Именно об этом я думал, когда решил окончить книгу теплыми словами в адрес неусердных бедняков во всем мире.
Позвольте мне закончить это послесловие в том же духе, воздав должное Адаму Смиту. Я знаю, что в моей книге великий шотландский философ и моралист показан не в лучшем виде. Отчасти это обусловлено тем, что я говорил лишь об одной стороне его философии — о его стремлении создать утопическую картину, в которой все могут просто и честно торговать друг с другом, стремясь к максимальной выгоде, а затем разойтись, не оставшись никому должными. Однако все это основано на теории о человеческих побуждениях, согласно которой люди, как правило, стремятся, в первую очередь, стать объектом сочувствия и внимания со стороны других людей. Люди жаждут богатства потому, что знают, что другие больше заботятся о достатке. Именно поэтому он думал, что свободный рынок может способствовать улучшению всего: ведь он был убежден в том, что люди не настолько усердны и самовлюблены, чтобы стремиться к собственной выгоде тогда, когда они уже достигли достаточно комфортного положения; иными словами, что они не будут накапливать все больше и больше богатства просто ради того, чтобы его накапливать. Для Смита стремление к богатству после достижения этого комфортного положения не имеет смысла и даже отдает патологией. Так, в своей «Теории нравственных чувств» он пересказывает историю, позаимствованную у Плутарха:
К людям, находящимся в обычном положении, можно применить слова, сказанные эпирскому царю его наперсником после того, как царь перечислил все завоевания, какие он намеревался предпринять. «А после этого, что вы намерены сделать, государь?» — спросил его любимец. «Потом, — отвечал царь, — я устрою веселый пир для моих друзей». — «Но что же мешает вашему величеству и начать таким пиром?» — возразил наперсник {428} . [570]

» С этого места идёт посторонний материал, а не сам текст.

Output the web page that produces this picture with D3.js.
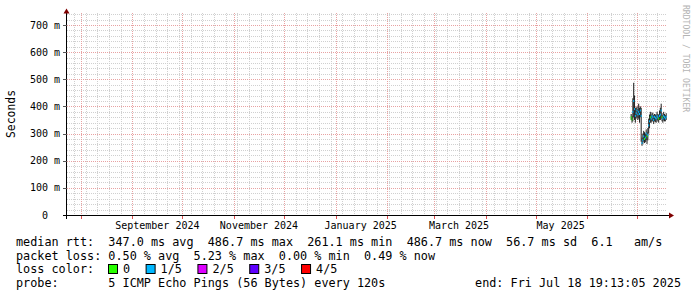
<!DOCTYPE html>
<html>
<head>
<meta charset="utf-8">
<script src="https://cdn.jsdelivr.net/npm/d3@7"></script>
<style>
html, body { margin: 0; padding: 0; background: #fff; }
svg { display: block; font-family: "DejaVu Sans Mono", monospace; }
</style>
</head>
<body>
<svg class="chart" width="697" height="297"></svg>
<script>
/** DATA **/
// graph window: last 360 days up to the probe end stamp
let endTime = new Date(2025, 6, 18, 19, 13, 5);
let spanDays = 360;

// 12h samples starting Jun 27 2025
let sampleStart = new Date(2025, 5, 27, 0, 0, 0);
let medianMs = [360, 352, 380, 420, 390, 365, 375, 385, 370, 380, 372, 385, 365, 265, 275,
	290, 280, 285, 300, 290, 295, 330, 345, 360, 355, 365, 360, 350, 362, 358,
	355, 365, 360, 355, 365, 370, 385, 360, 355, 365, 360, 355, 362];
let lowMs = [350, 340, 345, 360, 350, 340, 355, 360, 350, 355, 340, 360, 270, 255, 262,
	270, 265, 268, 275, 262, 275, 300, 320, 340, 340, 345, 345, 335, 345, 342,
	340, 350, 345, 340, 350, 350, 355, 345, 340, 348, 345, 345, 350];
let highMs = [372, 365, 430, 487, 440, 395, 395, 400, 390, 410, 395, 400, 395, 285, 300,
	310, 305, 300, 315, 305, 320, 355, 370, 380, 370, 378, 375, 368, 372, 370,
	370, 380, 372, 370, 385, 395, 410, 375, 368, 380, 372, 368, 375];
// index into lossColors
let lossIdx = [0, 0, 1, 1, 1, 1, 1, 1, 1, 1, 1, 1, 1, 1, 1,
	1, 0, 1, 1, 0, 1, 1, 1, 0, 1, 1, 1, 1, 1, 1,
	1, 1, 1, 0, 1, 1, 1, 0, 1, 1, 1, 1, 1];

let yMax = 744;
let yTicks = [0, 100, 200, 300, 400, 500, 600, 700];
let labelMonths = [new Date(2024, 8, 1), new Date(2024, 10, 1), new Date(2025, 0, 1),
	new Date(2025, 2, 1), new Date(2025, 4, 1)];

let lossLabels = ['0', '1/5', '2/5', '3/5', '4/5'];
let lossColors = ['#26ff00', '#00b8ff', '#dd00ff', '#5e00ff', '#ff0000'];

let legendRtt = 'median rtt:  347.0 ms avg  486.7 ms max  261.1 ms min  486.7 ms now  56.7 ms sd  6.1   am/s';
let legendLoss = 'packet loss: 0.50 % avg  5.23 % max  0.00 % min  0.49 % now';
let legendProbe = 'probe:       5 ICMP Echo Pings (56 Bytes) every 120s';
let legendEnd = 'end: Fri Jul 18 19:13:05 2025';

/** CONSTANTS **/
let plot = { left: 67, right: 667, top: 13, bottom: 215 };
let startTime = d3.timeDay.offset(endTime, -spanDays);

let x = d3.scaleTime().domain([startTime, endTime]).range([plot.left, plot.right]);
let y = d3.scaleLinear().domain([0, yMax]).range([plot.bottom, plot.top]);

let gridColor = '#d0d0d0';
let mgridColor = '#e8a2a2';
let arrowColor = '#7f0000';

let svg = d3.select('.chart');

// keep runs of spaces in svg text
function keepSpaces(s) {
	return s.replace(/ /g, '\u00a0');
}

/** GRID **/
let grid = svg.append('g').attr('class', 'grid');

// minor horizontal every 20 m
grid.selectAll('.hminor')
	.data(d3.range(20, yMax, 20).filter(function(v) { return v % 100 !== 0; }))
	.enter().append('line')
	.attr('x1', plot.left).attr('x2', plot.right)
	.attr('y1', function(d) { return Math.round(y(d)) + 0.5; })
	.attr('y2', function(d) { return Math.round(y(d)) + 0.5; })
	.attr('stroke', gridColor).attr('stroke-dasharray', '1,1');

// minor vertical, weekly
let weeks = d3.timeSunday.range(startTime, endTime);
grid.selectAll('.vminor')
	.data(weeks)
	.enter().append('line')
	.attr('x1', function(d) { return Math.round(x(d)) + 0.5; })
	.attr('x2', function(d) { return Math.round(x(d)) + 0.5; })
	.attr('y1', plot.top).attr('y2', plot.bottom + 2)
	.attr('stroke', gridColor).attr('stroke-dasharray', '1,1');

// major horizontal every 100 m
grid.selectAll('.hmajor')
	.data(yTicks.filter(function(v) { return v > 0; }))
	.enter().append('line')
	.attr('x1', plot.left).attr('x2', plot.right)
	.attr('y1', function(d) { return Math.round(y(d)) + 0.5; })
	.attr('y2', function(d) { return Math.round(y(d)) + 0.5; })
	.attr('stroke', mgridColor).attr('stroke-dasharray', '1,1');

// major vertical, monthly
let months = d3.timeMonth.range(startTime, endTime);
grid.selectAll('.vmajor')
	.data(months)
	.enter().append('line')
	.attr('x1', function(d) { return Math.round(x(d)) + 0.5; })
	.attr('x2', function(d) { return Math.round(x(d)) + 0.5; })
	.attr('y1', plot.top).attr('y2', plot.bottom)
	.attr('stroke', mgridColor).attr('stroke-dasharray', '1,1');

// month ticks below the axis
grid.selectAll('.vtick')
	.data(months)
	.enter().append('line')
	.attr('x1', function(d) { return Math.round(x(d)) + 0.5; })
	.attr('x2', function(d) { return Math.round(x(d)) + 0.5; })
	.attr('y1', plot.bottom).attr('y2', plot.bottom + 4)
	.attr('stroke', '#de5050');

/** DATA MARKS **/
let samples = medianMs.map(function(m, i) {
	return {
		t0: d3.timeHour.offset(sampleStart, 12 * i),
		t1: d3.timeHour.offset(sampleStart, 12 * (i + 1)),
		med: m, lo: lowMs[i], hi: highMs[i], loss: lossIdx[i]
	};
});

let marks = svg.append('g').attr('class', 'marks');

// smoke
marks.selectAll('.smoke')
	.data(samples)
	.enter().append('rect')
	.attr('x', function(d) { return x(d.t0); })
	.attr('width', function(d) { return x(d.t1) - x(d.t0) + 0.2; })
	.attr('y', function(d) { return y(d.hi); })
	.attr('height', function(d) { return y(d.lo) - y(d.hi); })
	.attr('fill', '#262626');

// median band coloured by loss
marks.selectAll('.median')
	.data(samples)
	.enter().append('rect')
	.attr('x', function(d) { return x(d.t0); })
	.attr('width', function(d) { return x(d.t1) - x(d.t0) + 0.2; })
	.attr('y', function(d) { return y(d.med) - 1; })
	.attr('height', 2)
	.attr('fill', function(d) { return lossColors[d.loss]; });

/** AXES **/
let axes = svg.append('g').attr('class', 'axes');

axes.append('line')
	.attr('x1', plot.left - 4).attr('x2', plot.right + 3)
	.attr('y1', plot.bottom + 0.5).attr('y2', plot.bottom + 0.5)
	.attr('stroke', '#000');
axes.append('line')
	.attr('x1', plot.left - 0.5).attr('x2', plot.left - 0.5)
	.attr('y1', plot.bottom + 4).attr('y2', plot.top)
	.attr('stroke', '#000');

// arrows
axes.append('path')
	.attr('d', 'M' + (plot.right + 2) + ',' + (plot.bottom - 2.5) + 'L' + (plot.right + 7) + ',' + (plot.bottom + 0.5) +
		'L' + (plot.right + 2) + ',' + (plot.bottom + 3.5) + 'Z')
	.attr('fill', arrowColor);
axes.append('path')
	.attr('d', 'M' + (plot.left - 3.5) + ',' + (plot.top + 0.5) + 'L' + (plot.left - 0.5) + ',' + (plot.top - 4.5) +
		'L' + (plot.left + 2.5) + ',' + (plot.top + 0.5) + 'Z')
	.attr('fill', arrowColor);

// y ticks + labels
axes.selectAll('.ytick')
	.data(yTicks.filter(function(v) { return v > 0; }))
	.enter().append('line')
	.attr('x1', plot.left - 4).attr('x2', plot.left)
	.attr('y1', function(d) { return Math.round(y(d)) + 0.5; })
	.attr('y2', function(d) { return Math.round(y(d)) + 0.5; })
	.attr('stroke', '#555');

axes.selectAll('.ylabel')
	.data(yTicks)
	.enter().append('text')
	.attr('x', 60)
	.attr('y', function(d) { return y(d) + 3.6; })
	.attr('text-anchor', 'end')
	.style('font-size', '10px')
	.text(function(d) { return keepSpaces(d === 0 ? '0  ' : d + ' m'); });

// x labels, centred half a month in
let monthFmt = d3.timeFormat('%B %Y');
axes.selectAll('.xlabel')
	.data(labelMonths)
	.enter().append('text')
	.attr('x', function(d) { return x(d3.timeDay.offset(d, 15)); })
	.attr('y', 228.6)
	.attr('text-anchor', 'middle')
	.style('font-size', '10px')
	.text(function(d) { return monthFmt(d); });

// vertical title
svg.append('text')
	.attr('transform', 'translate(15,114) rotate(-90)')
	.attr('text-anchor', 'middle')
	.style('font-size', '11.4px')
	.text('Seconds');

// watermark
svg.append('text')
	.attr('transform', 'translate(683,5) rotate(90)')
	.style('font-size', '8.1px')
	.attr('fill', '#b4b4b4')
	.text('RRDTOOL / TOBI OETIKER');

/** LEGEND **/
let legend = svg.append('g')
	.attr('class', 'legend')
	.style('font-size', '11.8px');

legend.append('text').attr('x', 16).attr('y', 246).text(keepSpaces(legendRtt));
legend.append('text').attr('x', 16).attr('y', 259.5).text(keepSpaces(legendLoss));
legend.append('text').attr('x', 16).attr('y', 273.3).text('loss color:');
legend.append('text').attr('x', 16).attr('y', 287).text(keepSpaces(legendProbe));
legend.append('text').attr('x', 681).attr('y', 287).attr('text-anchor', 'end').text(keepSpaces(legendEnd));

// loss colour swatches laid out one after another
let bx = 108.5;
lossLabels.forEach(function(lab, i) {
	legend.append('rect')
		.attr('x', bx).attr('y', 264.5)
		.attr('width', 9).attr('height', 9)
		.attr('fill', lossColors[i])
		.attr('stroke', '#000');
	let t = legend.append('text')
		.attr('x', bx + 14.5).attr('y', 273.3)
		.text(lab);
	bx = bx + 14.5 + t.node().getComputedTextLength() + 16;
});
</script>
</body>
</html>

Забавно, что, когда я прочитал этот отрывок, я понял, что это практически та же шутка, которую часто рассказывал мой научный руководитель в докторантуре, антрополог Маршалл Сэлинс — хотя в его случае она была превращена в затейливую историю о миссионере, который однажды увидел самоанца, лежавшего на пляже:
Миссионер: Посмотри на себя! Ты тратишь свою жизнь попусту, валяясь на пляже.

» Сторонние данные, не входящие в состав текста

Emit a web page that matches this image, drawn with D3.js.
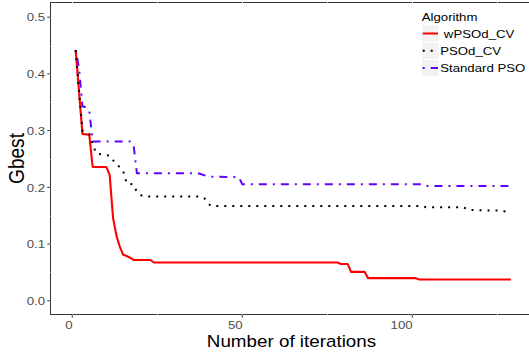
<!DOCTYPE html>
<html><head><meta charset="utf-8">
<script src="https://cdn.jsdelivr.net/npm/d3@7"></script>
<style>
body{margin:0;background:#fff}
text{font-family:"Liberation Sans",Arial,Helvetica,sans-serif}
</style>
</head><body>
<svg id="chart" width="529" height="354"></svg>
<script>
// ---------------- data ----------------
const seriesNames = [" wPSOd_CV", "PSOd_CV", "Standard PSO"];
const seriesColors = ["#FF0000", "#000000", "#6400FF"];

const wpsoIter = [1,2,3,5,6,10,11,12,13,14,15,16,17,18,23,24,78,79,81,82,86,87,101,102,129];
const wpsoVal  = [0.442,0.368,0.294,0.293,0.236,0.236,0.222,0.146,0.115,0.095,0.081,0.079,0.076,0.072,0.072,0.0675,0.0675,0.065,0.065,0.051,0.051,0.040,0.040,0.0375,0.0375];

const psoIter = [1,2,3,4,5,6,7,8,11,12,13,14,15,16,17,18,19,20,21,37,38,39,40,41,103,104,115,116,117,126,127,129];
const psoVal  = [0.442,0.370,0.300,0.296,0.294,0.277,0.260,0.259,0.256,0.248,0.240,0.236,0.228,0.207,0.206,0.205,0.192,0.187,0.184,0.184,0.183,0.180,0.171,0.167,0.167,0.165,0.165,0.162,0.160,0.159,0.158,0.156];

const stdIter = [1,2,3,4,5,6,17,18,19,37,40,49,50,103,104,129];
const stdVal  = [0.442,0.410,0.343,0.341,0.336,0.281,0.281,0.276,0.225,0.225,0.219,0.218,0.2055,0.2055,0.2025,0.2025];

const xTickVals = [0, 50, 100];
const xMinorVals = [25, 75, 125];
const yTickVals = [0, 0.1, 0.2, 0.3, 0.4, 0.5];
const yMinorVals = [0.05, 0.15, 0.25, 0.35, 0.45];

const xTitle = "Number of iterations";
const yTitle = "Gbest";
const legendTitle = "Algorithm";

// ---------------- layout ----------------
const SX = 1.12; // horizontal stretch of the reference's text
const panel = {l: 50.5, t: 2.5, r: 536.4, b: 314.5};
const x = d3.scaleLinear().domain([-6.4, 136.5]).range([panel.l, panel.r]);
const y = d3.scaleLinear().domain([-0.025, 0.525]).range([315, 3]);

const svg = d3.select("#chart");

function stext(g, px, py, str, size, anchor, color, rot) {
  return g.append("text")
    .attr("transform", `translate(${px},${py}) scale(${SX},1)` + (rot ? ` rotate(${rot})` : ""))
    .attr("text-anchor", anchor)
    .attr("font-size", size)
    .attr("fill", color)
    .style("white-space", "pre")
    .text(str);
}

// panel border (left/top/bottom visible)
svg.append("rect")
  .attr("x", panel.l).attr("y", panel.t)
  .attr("width", panel.r - panel.l).attr("height", panel.b - panel.t)
  .attr("fill", "#fff").attr("stroke", "#333").attr("stroke-width", 1);

// white grid lines (visible only where they cut the border)
const grid = svg.append("g").attr("stroke", "#fff");
xTickVals.concat(xMinorVals).forEach(v => {
  const px = Math.round(x(v)) + 0.5;
  grid.append("line").attr("x1", px).attr("x2", px).attr("y1", panel.t - 0.5).attr("y2", panel.b + 0.5)
    .attr("stroke-width", xTickVals.includes(v) ? 1 : 0.8);
});
yTickVals.concat(yMinorVals).forEach(v => {
  const py = Math.round(y(v)) + 0.5;
  grid.append("line").attr("x1", panel.l - 0.5).attr("x2", panel.r).attr("y1", py).attr("y2", py)
    .attr("stroke-width", yTickVals.includes(v) ? 0.8 : 0.6).attr("stroke-opacity", 0.7);
});

// clip
svg.append("clipPath").attr("id", "clip").append("rect")
  .attr("x", panel.l).attr("y", panel.t).attr("width", panel.r - panel.l).attr("height", panel.b - panel.t);

const series = [
  {iter: wpsoIter, val: wpsoVal, dash: null},
  {iter: psoIter, val: psoVal, dash: "2,6"},
  {iter: stdIter, val: stdVal, dash: "2,6,8,6"}
];
const line = d3.line().x(d => x(d[0])).y(d => y(d[1]));
const gLines = svg.append("g").attr("clip-path", "url(#clip)");
[0, 2, 1].forEach(k => {
  const s = series[k];
  const pts = s.iter.map((it, i) => [it, s.val[i]]);
  gLines.append("path").datum(pts)
    .attr("d", line)
    .attr("fill", "none")
    .attr("stroke", seriesColors[k])
    .attr("stroke-width", k === 0 ? 2.1 : 2)
    .attr("stroke-linejoin", "round")
    .attr("stroke-dasharray", s.dash);
});

// axes ticks
const axG = svg.append("g").attr("stroke", "#333").attr("stroke-width", 1);
yTickVals.forEach(v => {
  const py = y(v);
  axG.append("line").attr("x1", panel.l - 3.2).attr("x2", panel.l).attr("y1", py).attr("y2", py);
  stext(svg, 45, py + 4.2, d3.format(".1f")(v), 11.8, "end", "#4D4D4D");
});
xTickVals.forEach(v => {
  const px = x(v);
  axG.append("line").attr("x1", px).attr("x2", px).attr("y1", panel.b).attr("y2", panel.b + 3.2);
  stext(svg, px + 0.3, 329.3, String(v), 11.8, "end", "#4D4D4D");
});

// axis titles
stext(svg, 291.5, 347.3, xTitle, 16.8, "middle", "#000");
stext(svg, 24, 158.5, yTitle, 19.1, "middle", "#000", -90);

// legend
const lg = svg.append("g");
stext(lg, 421.7, 20.7, legendTitle, 11.8, "start", "#000");
const keyX = 421.7, keyW = 17.3, keyH = 17.3, key0 = 24.85;
seriesNames.forEach((name, k) => {
  const ky = key0 + k * keyH;
  lg.append("rect").attr("x", keyX).attr("y", ky).attr("width", keyW).attr("height", keyH)
    .attr("fill", "#F2F2F2").attr("stroke", "#fff").attr("stroke-width", 1);
  lg.append("line").attr("x1", keyX + 1).attr("x2", keyX + keyW - 1)
    .attr("y1", ky + keyH / 2).attr("y2", ky + keyH / 2)
    .attr("stroke", seriesColors[k]).attr("stroke-width", 2)
    .attr("stroke-dasharray", series[k].dash);
  stext(lg, 440.2, ky + keyH / 2 + 4.2, name, 11.8, "start", "#000");
});
</script>
</body></html>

Самоанец: Почему? Что я, по-твоему, должен делать?
Миссионер: Ну здесь ведь полно кокосов. Почему бы тебе не высушить несколько и не продать их?
Самоанец: А зачем мне это делать?
Миссионер: Ты мог бы заработать много денег и купить на них сушильную машину, сушить кокосы быстрее и заработать еще больше денег.
Самоанец: Хорошо, а это мне зачем делать?
Миссионер: Ну, ты станешь богатым и сможешь купить землю, посадить больше деревьев, расширить дело. Тогда тебе не придется заниматься физическим трудом, достаточно будет лишь нанять людей, которые будут делать это за тебя.
Самоанец: Хорошо, а это мне зачем делать?
Миссионер: Ну, потом, имея все эти кокосы, землю, машины, наемных работников, ты будешь очень богатым и сможешь отойти от дел. И тебе не нужно будет ничего делать. Ты сможешь лежать на пляже целыми днями.